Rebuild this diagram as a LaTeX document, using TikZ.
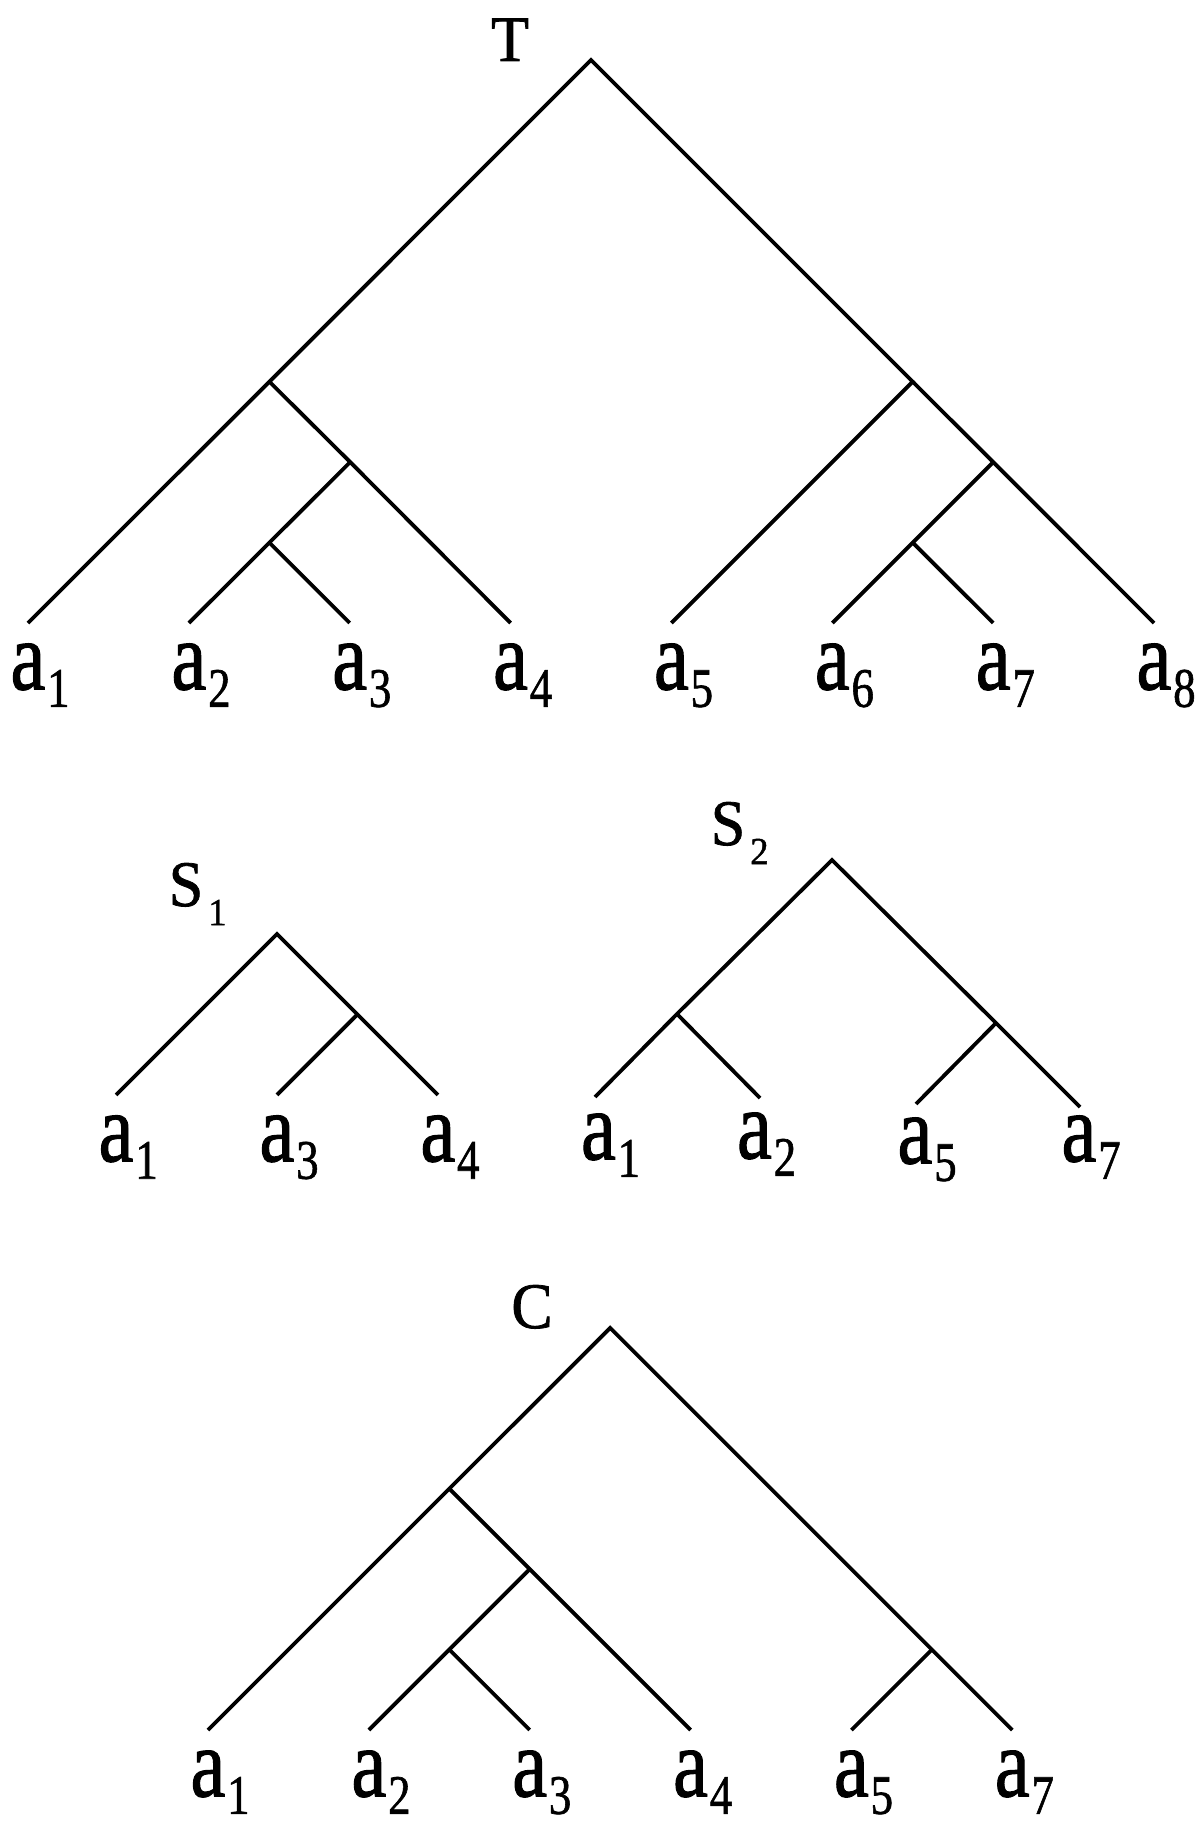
\documentclass[tikz,border=0pt]{standalone}
\usepackage{fontspec}
\usepackage{graphicx}
\setmainfont{Liberation Serif}
\newfontfamily\treefont[FakeBold=1.2]{Liberation Serif}
\usetikzlibrary{positioning}
\tikzset{
  tree branch/.style={
    line width=1.35pt,
    draw=black,
  },
  taxon label/.style={
    inner sep=0pt,
    anchor=north,
    font=\treefont\fontsize{28}{32}\selectfont,
  },
  tree title/.style={
    inner sep=0pt,
    anchor=base,
    font=\treefont\fontsize{22}{26}\selectfont,
  },
}
\newcommand{\taxon}[1]{\scalebox{1}[1.24]{a\rlap{\kern0.6pt\raisebox{-5pt}{\fontsize{16}{18}\selectfont #1}}}}
\newcommand{\treename}[2]{\scalebox{1}[1.05]{#1\rlap{\kern1.8pt\raisebox{-6.5pt}{\fontsize{13}{15}\selectfont #2}}}}

\begin{document}
\begin{tikzpicture}[x=0.0125cm,y=-0.0125cm]
  \useasboundingbox (0,0) rectangle (1200,1825);

  % tree T
  \coordinate (tr) at (591,60);
  \coordinate (tl) at (269.4,381.7);
  \coordinate (tlr) at (350.2,462.1);
  \coordinate (tlrl) at (269.4,542.6);
  \coordinate (trr) at (912.7,381.7);
  \coordinate (trrr) at (993.2,462.1);
  \coordinate (trrl) at (912.7,542.6);
  \coordinate (ta1) at (28,623);
  \coordinate (ta2) at (188.9,623);
  \coordinate (ta3) at (349.7,623);
  \coordinate (ta4) at (510.6,623);
  \coordinate (ta5) at (671.4,623);
  \coordinate (ta6) at (832.3,623);
  \coordinate (ta7) at (993.2,623);
  \coordinate (ta8) at (1154,623);
  \node[tree title] (tname) at (510,61) {\treename{T}{}};

  \draw[tree branch] (ta1) -- (tl) -- (tr) -- (trr) -- (ta5);
  \draw[tree branch] (tl) -- (tlr) -- (ta4);
  \draw[tree branch] (tlr) -- (tlrl) -- (ta2);
  \draw[tree branch] (tlrl) -- (ta3);
  \draw[tree branch] (trr) -- (trrr) -- (ta8);
  \draw[tree branch] (trrr) -- (trrl) -- (ta6);
  \draw[tree branch] (trrl) -- (ta7);

  \node[taxon label, below=0.25cm of ta1] (lta1) {\taxon{1}};
  \node[taxon label, below=0.25cm of ta2] (lta2) {\taxon{2}};
  \node[taxon label, below=0.25cm of ta3] (lta3) {\taxon{3}};
  \node[taxon label, below=0.25cm of ta4] (lta4) {\taxon{4}};
  \node[taxon label, below=0.25cm of ta5] (lta5) {\taxon{5}};
  \node[taxon label, below=0.25cm of ta6] (lta6) {\taxon{6}};
  \node[taxon label, below=0.25cm of ta7] (lta7) {\taxon{7}};
  \node[taxon label, below=0.25cm of ta8] (lta8) {\taxon{8}};

  % tree S1
  \coordinate (ar) at (277,934);
  \coordinate (arr) at (357.4,1014.4);
  \coordinate (aa1) at (116.1,1094.9);
  \coordinate (aa3) at (277,1094.9);
  \coordinate (aa4) at (437.9,1094.9);
  \node[tree title] (aname) at (186,906) {\treename{S}{1}};

  \draw[tree branch] (aa1) -- (ar) -- (arr) -- (aa4);
  \draw[tree branch] (arr) -- (aa3);

  \node[taxon label, below=0.25cm of aa1] (laa1) {\taxon{1}};
  \node[taxon label, below=0.25cm of aa3] (laa3) {\taxon{3}};
  \node[taxon label, below=0.25cm of aa4] (laa4) {\taxon{4}};

  % tree S2
  \coordinate (br) at (832,860);
  \coordinate (bl) at (677,1014);
  \coordinate (brr) at (996,1023);
  \coordinate (ba1) at (595,1097);
  \coordinate (ba2) at (760,1098);
  \coordinate (ba5) at (916,1104);
  \coordinate (ba7) at (1080,1107);
  \node[tree title] (bname) at (728,845) {\treename{S}{2}};

  \draw[tree branch] (ba1) -- (bl) -- (br) -- (brr) -- (ba7);
  \draw[tree branch] (bl) -- (ba2);
  \draw[tree branch] (brr) -- (ba5);

  \node[taxon label] (lba1) at (598.5,1113) {\taxon{1}};
  \node[taxon label] (lba2) at (754.5,1112) {\taxon{2}};
  \node[taxon label] (lba5) at (915,1117) {\taxon{5}};
  \node[taxon label] (lba7) at (1079,1115) {\taxon{7}};

  % tree C
  \coordinate (cr) at (610.2,1327.9);
  \coordinate (cl) at (449.3,1488.7);
  \coordinate (clr) at (529.7,1569.1);
  \coordinate (clrl) at (449.3,1649.6);
  \coordinate (crr) at (931.9,1649.6);
  \coordinate (ca1) at (208,1730);
  \coordinate (ca2) at (368.9,1730);
  \coordinate (ca3) at (529.7,1730);
  \coordinate (ca4) at (690.6,1730);
  \coordinate (ca5) at (851.4,1730);
  \coordinate (ca7) at (1012.3,1730);
  \node[tree title] (cname) at (532,1328) {\treename{C}{}};

  \draw[tree branch] (ca1) -- (cl) -- (cr) -- (crr) -- (ca7);
  \draw[tree branch] (cl) -- (clr) -- (ca4);
  \draw[tree branch] (clr) -- (clrl) -- (ca2);
  \draw[tree branch] (clrl) -- (ca3);
  \draw[tree branch] (crr) -- (ca5);

  \node[taxon label, below=0.25cm of ca1] (lca1) {\taxon{1}};
  \node[taxon label, below=0.25cm of ca2] (lca2) {\taxon{2}};
  \node[taxon label, below=0.25cm of ca3] (lca3) {\taxon{3}};
  \node[taxon label, below=0.25cm of ca4] (lca4) {\taxon{4}};
  \node[taxon label, below=0.25cm of ca5] (lca5) {\taxon{5}};
  \node[taxon label, below=0.25cm of ca7] (lca7) {\taxon{7}};
\end{tikzpicture}
\end{document}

....

▶ **EXERCISE AIM**: Extract the full listing exactly, with the pictures left out.

▶ **FULL OUTPUT**:
Rebuild this diagram as a LaTeX document, using TikZ.
\documentclass[tikz,border=0pt]{standalone}
\usepackage{fontspec}
\usepackage{graphicx}
\setmainfont{Liberation Serif}
\newfontfamily\treefont[FakeBold=1.2]{Liberation Serif}
\usetikzlibrary{positioning}
\tikzset{
  tree branch/.style={
    line width=1.35pt,
    draw=black,
  },
  taxon label/.style={
    inner sep=0pt,
    anchor=north,
    font=\treefont\fontsize{28}{32}\selectfont,
  },
  tree title/.style={
    inner sep=0pt,
    anchor=base,
    font=\treefont\fontsize{22}{26}\selectfont,
  },
}
\newcommand{\taxon}[1]{\scalebox{1}[1.24]{a\rlap{\kern0.6pt\raisebox{-5pt}{\fontsize{16}{18}\selectfont #1}}}}
\newcommand{\treename}[2]{\scalebox{1}[1.05]{#1\rlap{\kern1.8pt\raisebox{-6.5pt}{\fontsize{13}{15}\selectfont #2}}}}

\begin{document}
\begin{tikzpicture}[x=0.0125cm,y=-0.0125cm]
  \useasboundingbox (0,0) rectangle (1200,1825);

  % tree T
  \coordinate (tr) at (591,60);
  \coordinate (tl) at (269.4,381.7);
  \coordinate (tlr) at (350.2,462.1);
  \coordinate (tlrl) at (269.4,542.6);
  \coordinate (trr) at (912.7,381.7);
  \coordinate (trrr) at (993.2,462.1);
  \coordinate (trrl) at (912.7,542.6);
  \coordinate (ta1) at (28,623);
  \coordinate (ta2) at (188.9,623);
  \coordinate (ta3) at (349.7,623);
  \coordinate (ta4) at (510.6,623);
  \coordinate (ta5) at (671.4,623);
  \coordinate (ta6) at (832.3,623);
  \coordinate (ta7) at (993.2,623);
  \coordinate (ta8) at (1154,623);
  \node[tree title] (tname) at (510,61) {\treename{T}{}};

  \draw[tree branch] (ta1) -- (tl) -- (tr) -- (trr) -- (ta5);
  \draw[tree branch] (tl) -- (tlr) -- (ta4);
  \draw[tree branch] (tlr) -- (tlrl) -- (ta2);
  \draw[tree branch] (tlrl) -- (ta3);
  \draw[tree branch] (trr) -- (trrr) -- (ta8);
  \draw[tree branch] (trrr) -- (trrl) -- (ta6);
  \draw[tree branch] (trrl) -- (ta7);

  \node[taxon label, below=0.25cm of ta1] (lta1) {\taxon{1}};
  \node[taxon label, below=0.25cm of ta2] (lta2) {\taxon{2}};
  \node[taxon label, below=0.25cm of ta3] (lta3) {\taxon{3}};
  \node[taxon label, below=0.25cm of ta4] (lta4) {\taxon{4}};
  \node[taxon label, below=0.25cm of ta5] (lta5) {\taxon{5}};
  \node[taxon label, below=0.25cm of ta6] (lta6) {\taxon{6}};
  \node[taxon label, below=0.25cm of ta7] (lta7) {\taxon{7}};
  \node[taxon label, below=0.25cm of ta8] (lta8) {\taxon{8}};

  % tree S1
  \coordinate (ar) at (277,934);
  \coordinate (arr) at (357.4,1014.4);
  \coordinate (aa1) at (116.1,1094.9);
  \coordinate (aa3) at (277,1094.9);
  \coordinate (aa4) at (437.9,1094.9);
  \node[tree title] (aname) at (186,906) {\treename{S}{1}};

  \draw[tree branch] (aa1) -- (ar) -- (arr) -- (aa4);
  \draw[tree branch] (arr) -- (aa3);

  \node[taxon label, below=0.25cm of aa1] (laa1) {\taxon{1}};
  \node[taxon label, below=0.25cm of aa3] (laa3) {\taxon{3}};
  \node[taxon label, below=0.25cm of aa4] (laa4) {\taxon{4}};

  % tree S2
  \coordinate (br) at (832,860);
  \coordinate (bl) at (677,1014);
  \coordinate (brr) at (996,1023);
  \coordinate (ba1) at (595,1097);
  \coordinate (ba2) at (760,1098);
  \coordinate (ba5) at (916,1104);
  \coordinate (ba7) at (1080,1107);
  \node[tree title] (bname) at (728,845) {\treename{S}{2}};

  \draw[tree branch] (ba1) -- (bl) -- (br) -- (brr) -- (ba7);
  \draw[tree branch] (bl) -- (ba2);
  \draw[tree branch] (brr) -- (ba5);

  \node[taxon label] (lba1) at (598.5,1113) {\taxon{1}};
  \node[taxon label] (lba2) at (754.5,1112) {\taxon{2}};
  \node[taxon label] (lba5) at (915,1117) {\taxon{5}};
  \node[taxon label] (lba7) at (1079,1115) {\taxon{7}};

  % tree C
  \coordinate (cr) at (610.2,1327.9);
  \coordinate (cl) at (449.3,1488.7);
  \coordinate (clr) at (529.7,1569.1);
  \coordinate (clrl) at (449.3,1649.6);
  \coordinate (crr) at (931.9,1649.6);
  \coordinate (ca1) at (208,1730);
  \coordinate (ca2) at (368.9,1730);
  \coordinate (ca3) at (529.7,1730);
  \coordinate (ca4) at (690.6,1730);
  \coordinate (ca5) at (851.4,1730);
  \coordinate (ca7) at (1012.3,1730);
  \node[tree title] (cname) at (532,1328) {\treename{C}{}};

  \draw[tree branch] (ca1) -- (cl) -- (cr) -- (crr) -- (ca7);
  \draw[tree branch] (cl) -- (clr) -- (ca4);
  \draw[tree branch] (clr) -- (clrl) -- (ca2);
  \draw[tree branch] (clrl) -- (ca3);
  \draw[tree branch] (crr) -- (ca5);

  \node[taxon label, below=0.25cm of ca1] (lca1) {\taxon{1}};
  \node[taxon label, below=0.25cm of ca2] (lca2) {\taxon{2}};
  \node[taxon label, below=0.25cm of ca3] (lca3) {\taxon{3}};
  \node[taxon label, below=0.25cm of ca4] (lca4) {\taxon{4}};
  \node[taxon label, below=0.25cm of ca5] (lca5) {\taxon{5}};
  \node[taxon label, below=0.25cm of ca7] (lca7) {\taxon{7}};
\end{tikzpicture}
\end{document}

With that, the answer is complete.